Il souhaite que l’OTAN soit aussi un forum d’échange, de retours d’expériences, de transferts d’idées et de connaissances. Par exemple, si l’évènement « Locked Shield » cité dans cet article a bien fonctionné, c’est parce que les États se prennent au jeu et veulent finir sur le podium de l’exercice. Les participants finissent donc par se tirer mutuellement vers le haut.

Guillaume Poupard souhaite faire passer 5 grandes idées à propos de la résilience :

  • La gouvernance : les prises de décisions et la gestion du risque ne sont pas que la responsabilité du DSI/RSSI (directeur des systèmes d'information / responsable de la sécurité des système d'information) isolé dans son bureau, mais de tous les dirigeants où qu’ils soient placés. Les experts ont alors besoin d’utiliser les codes et le même « langage » que ces dirigeants.
  • La sensibilisation : même si elle n’empêche pas les attaques, la sensibilisation évite des erreurs, permet à chacun de savoir comment réagir à différentes situations et ainsi d’adopter les « bonnes pratiques ».
  • Le « security by design » : c’est un terme de plus en plus utilisé qui définit le fait que les produits et services soient sécurisés dès leur conception. En effet, la sécurisation a posteriori de ceux-ci ne fonctionne pas et est très coûteuse.
  • La sécurité n’est pas statique : il faut des systèmes raisonnablement protégés mais surtout une grande agilité, une capacité à anticiper.

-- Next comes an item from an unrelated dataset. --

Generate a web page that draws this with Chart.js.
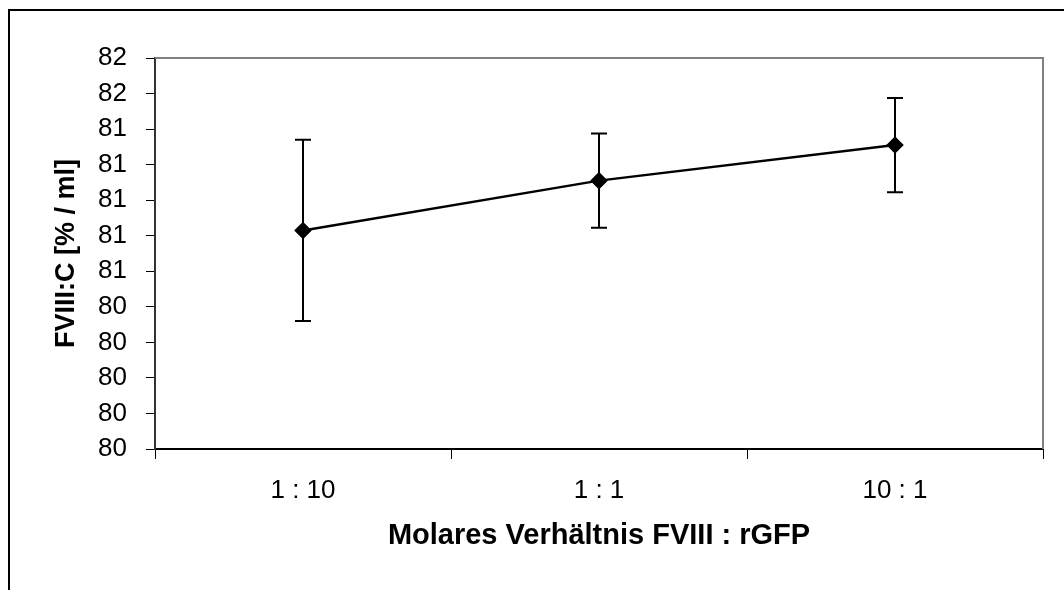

  • Transformation numérique : comment faire pour qu’elle apporte le meilleur sans devenir un talon d’Achille ? L’ANSSI demande souvent aux entreprises comment feraient-elles si elles perdaient leurs informations du jour au lendemain. La réponse récurrente est : « tout s’arrête si nous n’avons jamais fait d’exercice de préparation ou de plan de reprise d’activité ». Il est nécessaire d’envisager le pire, à tous les niveaux. Un point essentiel est la communication de crise, facile à préparer mais catastrophique si elle n’est pas faite correctement car une mauvaise communication pendant une crise, tant interne qu’externe, peut être bien pire que le préjudice initial de l’attaque.